# FOB's at 50 Yrds. is 2" group good? :)



## kawi4 (Jun 1, 2007)

I had to stop grouping them in order to not wreck the fobs.


----------



## Paul Morris (Mar 1, 2004)

Pa. Patriot said:


> I did have a few wild fliers with the FOBS that I think were due to the slightly _different_ anchor (well, the feel anyway).


I think you should find that the more you shoot, the FOB will settle in to a kind of kisser button and make for a very consistent anchor. Hopefully the occasion "flier" will go away.
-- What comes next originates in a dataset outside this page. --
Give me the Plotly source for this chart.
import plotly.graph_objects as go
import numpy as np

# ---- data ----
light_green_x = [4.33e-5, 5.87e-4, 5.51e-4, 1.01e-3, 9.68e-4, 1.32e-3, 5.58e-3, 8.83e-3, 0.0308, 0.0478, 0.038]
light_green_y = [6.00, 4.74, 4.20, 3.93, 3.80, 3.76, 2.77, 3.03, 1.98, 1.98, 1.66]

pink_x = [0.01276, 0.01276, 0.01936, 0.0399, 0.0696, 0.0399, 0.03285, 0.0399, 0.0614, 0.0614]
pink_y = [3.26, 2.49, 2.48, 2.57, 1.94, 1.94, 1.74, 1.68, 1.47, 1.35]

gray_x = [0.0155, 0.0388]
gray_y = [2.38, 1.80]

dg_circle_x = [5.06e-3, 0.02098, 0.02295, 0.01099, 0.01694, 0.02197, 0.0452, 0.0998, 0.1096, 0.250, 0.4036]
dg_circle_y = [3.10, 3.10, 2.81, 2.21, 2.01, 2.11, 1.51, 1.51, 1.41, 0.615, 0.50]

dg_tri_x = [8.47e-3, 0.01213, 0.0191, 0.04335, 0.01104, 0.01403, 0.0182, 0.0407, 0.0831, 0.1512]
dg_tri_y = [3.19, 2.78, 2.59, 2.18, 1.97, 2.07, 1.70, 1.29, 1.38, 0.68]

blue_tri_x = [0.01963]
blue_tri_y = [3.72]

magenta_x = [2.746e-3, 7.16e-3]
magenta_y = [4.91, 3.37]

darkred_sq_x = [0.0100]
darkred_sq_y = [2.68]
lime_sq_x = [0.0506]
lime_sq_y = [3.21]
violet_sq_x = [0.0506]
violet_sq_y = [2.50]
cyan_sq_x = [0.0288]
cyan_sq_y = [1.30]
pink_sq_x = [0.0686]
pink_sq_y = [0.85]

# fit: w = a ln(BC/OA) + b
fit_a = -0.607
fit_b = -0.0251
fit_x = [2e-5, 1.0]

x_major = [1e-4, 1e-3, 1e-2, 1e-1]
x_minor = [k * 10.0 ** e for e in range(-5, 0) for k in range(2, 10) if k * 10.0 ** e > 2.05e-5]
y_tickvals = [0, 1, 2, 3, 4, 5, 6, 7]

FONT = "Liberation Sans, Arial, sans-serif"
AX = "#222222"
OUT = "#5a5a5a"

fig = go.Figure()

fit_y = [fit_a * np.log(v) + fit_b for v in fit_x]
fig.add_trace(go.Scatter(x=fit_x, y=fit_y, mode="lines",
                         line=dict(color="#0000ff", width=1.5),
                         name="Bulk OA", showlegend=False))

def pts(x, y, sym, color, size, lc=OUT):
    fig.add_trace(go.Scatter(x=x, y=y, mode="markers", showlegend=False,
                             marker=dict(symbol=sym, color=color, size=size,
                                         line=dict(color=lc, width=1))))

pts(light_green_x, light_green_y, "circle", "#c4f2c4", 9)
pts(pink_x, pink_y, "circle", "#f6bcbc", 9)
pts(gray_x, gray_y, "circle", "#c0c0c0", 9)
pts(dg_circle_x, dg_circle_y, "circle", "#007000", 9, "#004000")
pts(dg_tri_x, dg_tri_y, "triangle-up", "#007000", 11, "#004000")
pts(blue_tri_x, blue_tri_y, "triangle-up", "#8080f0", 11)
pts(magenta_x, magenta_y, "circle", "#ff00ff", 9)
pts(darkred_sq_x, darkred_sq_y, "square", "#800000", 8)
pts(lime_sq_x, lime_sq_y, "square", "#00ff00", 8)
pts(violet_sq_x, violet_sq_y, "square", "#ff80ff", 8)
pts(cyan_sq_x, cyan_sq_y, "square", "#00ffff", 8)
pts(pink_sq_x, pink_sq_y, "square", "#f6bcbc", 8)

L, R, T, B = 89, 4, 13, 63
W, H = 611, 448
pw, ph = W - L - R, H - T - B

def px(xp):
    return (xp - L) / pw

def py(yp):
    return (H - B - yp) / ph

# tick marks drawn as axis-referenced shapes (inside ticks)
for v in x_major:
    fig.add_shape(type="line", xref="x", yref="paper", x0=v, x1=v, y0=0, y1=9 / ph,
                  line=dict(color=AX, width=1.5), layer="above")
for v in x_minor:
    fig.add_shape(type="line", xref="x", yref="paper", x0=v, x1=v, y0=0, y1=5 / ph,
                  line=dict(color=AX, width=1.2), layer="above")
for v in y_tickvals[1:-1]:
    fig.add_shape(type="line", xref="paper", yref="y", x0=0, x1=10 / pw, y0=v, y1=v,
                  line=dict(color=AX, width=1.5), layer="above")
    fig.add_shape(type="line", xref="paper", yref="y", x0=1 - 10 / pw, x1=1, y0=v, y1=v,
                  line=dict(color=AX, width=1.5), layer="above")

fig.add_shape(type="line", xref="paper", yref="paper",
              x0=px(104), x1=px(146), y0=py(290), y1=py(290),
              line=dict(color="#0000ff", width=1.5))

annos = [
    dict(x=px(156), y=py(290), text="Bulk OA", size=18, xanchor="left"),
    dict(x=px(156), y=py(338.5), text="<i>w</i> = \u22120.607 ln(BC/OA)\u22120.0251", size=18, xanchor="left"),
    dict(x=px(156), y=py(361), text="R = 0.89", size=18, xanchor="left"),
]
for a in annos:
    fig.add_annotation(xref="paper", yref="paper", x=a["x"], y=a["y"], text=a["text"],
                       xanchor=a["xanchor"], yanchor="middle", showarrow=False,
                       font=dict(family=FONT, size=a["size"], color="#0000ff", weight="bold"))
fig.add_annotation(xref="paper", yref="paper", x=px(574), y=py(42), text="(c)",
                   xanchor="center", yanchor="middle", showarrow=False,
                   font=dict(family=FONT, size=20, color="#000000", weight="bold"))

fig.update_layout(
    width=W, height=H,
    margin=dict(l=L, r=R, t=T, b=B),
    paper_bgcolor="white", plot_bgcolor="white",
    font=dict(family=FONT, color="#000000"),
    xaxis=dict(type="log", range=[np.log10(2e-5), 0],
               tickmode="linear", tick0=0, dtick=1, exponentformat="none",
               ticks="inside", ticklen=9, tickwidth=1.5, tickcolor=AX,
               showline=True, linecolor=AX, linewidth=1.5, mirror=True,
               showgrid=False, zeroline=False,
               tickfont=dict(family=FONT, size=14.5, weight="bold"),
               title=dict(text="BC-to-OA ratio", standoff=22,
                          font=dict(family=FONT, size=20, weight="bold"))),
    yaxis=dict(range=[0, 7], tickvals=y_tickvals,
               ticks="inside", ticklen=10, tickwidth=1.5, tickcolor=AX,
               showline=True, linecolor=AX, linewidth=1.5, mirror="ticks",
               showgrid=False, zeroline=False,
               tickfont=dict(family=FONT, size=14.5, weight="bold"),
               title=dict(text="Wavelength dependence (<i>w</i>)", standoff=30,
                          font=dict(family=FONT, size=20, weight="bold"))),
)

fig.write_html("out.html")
Just a friendly reminder about shooting groups with FOBs

If you do like to shoot groups (So do I), you can set up a cheep 2 or 3" wide foam target in front of your block target at least an arrows length away. Then when you have a pass through, the FOB will pop off (undamaged for re-use) and you can try and for shoot the same hole. Those ballistic peel and stick gun targets make for a good spot indicator. They turn from black to green when you make a hit.

Regards,


----------



## Pa. Patriot (Oct 8, 2007)

Paul Morris said:


> I think you should find that the more you shoot, the FOB will settle in to a kind of kisser button and make for a very consistent anchor. Hopefully the occasion "flier" will go away.
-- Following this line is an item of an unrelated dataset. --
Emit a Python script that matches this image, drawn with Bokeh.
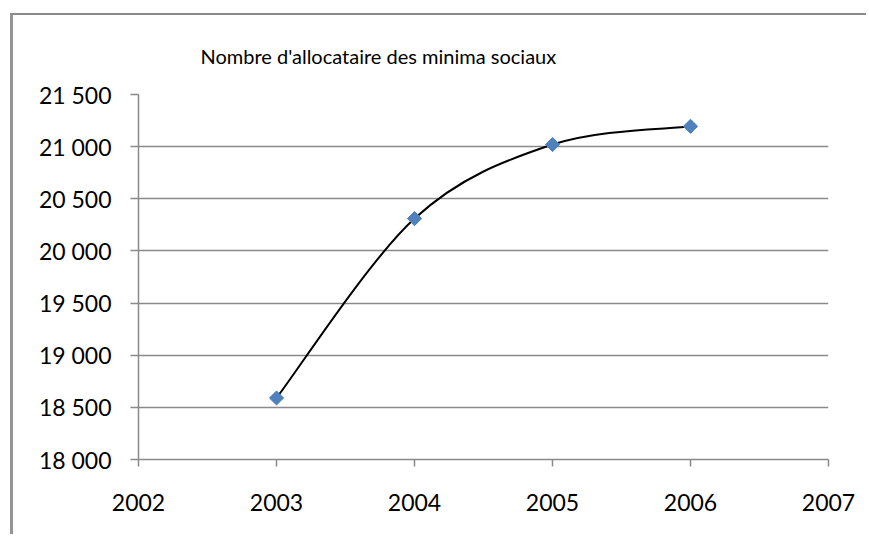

The more I shoot them the less I mind them touching my chin. Different anchor is hard to get used to. I'm used to pulling in the nock tight.


----------



## Twinsfan (Aug 9, 2007)

cant wait to get mine.


----------



## archery ham (Jul 26, 2007)

Is that the best you can do? I shot this group at 100 yards. :wink: Just kidding...good job.

Love the Pepto Bismol FOBs.....


----------



## Pa. Patriot (Oct 8, 2007)

Ouch! That's going to leave a mark 

Two to the chest and one to the head. Just like in tactics class  LOL Must have been in self defense.


----------



## BeachBow (Jan 6, 2008)

archery ham said:


> Is that the best you can do? I shot this group at 100 yards. :wink: Just kidding...good job.
> 
> Love the Pepto Bismol FOBs.....


Sometimes you just get lucky with a flyer!! :wink:

Now was the head-shot first or last? LOL!!


----------



## Paul Morris (Mar 1, 2004)

BeachBow said:


> Sometimes you just get lucky with a flyer!! :wink:
> 
> Now was the head-shot first or last? LOL!!


If any of you guys see a package of Zwickey's on the shelf (my favorite head),
read the stories in the package. 100% politically incorrect and great! A head shot is nothing compared to what they say. Mr. Zwickey is my hero!


----------



## archery ham (Jul 26, 2007)

BeachBow said:


> Sometimes you just get lucky with a flyer!! :wink:
> 
> Now was the head-shot first or last? LOL!!



Actually.....this is what happens when I sneezed at full draw. :tongue:


----------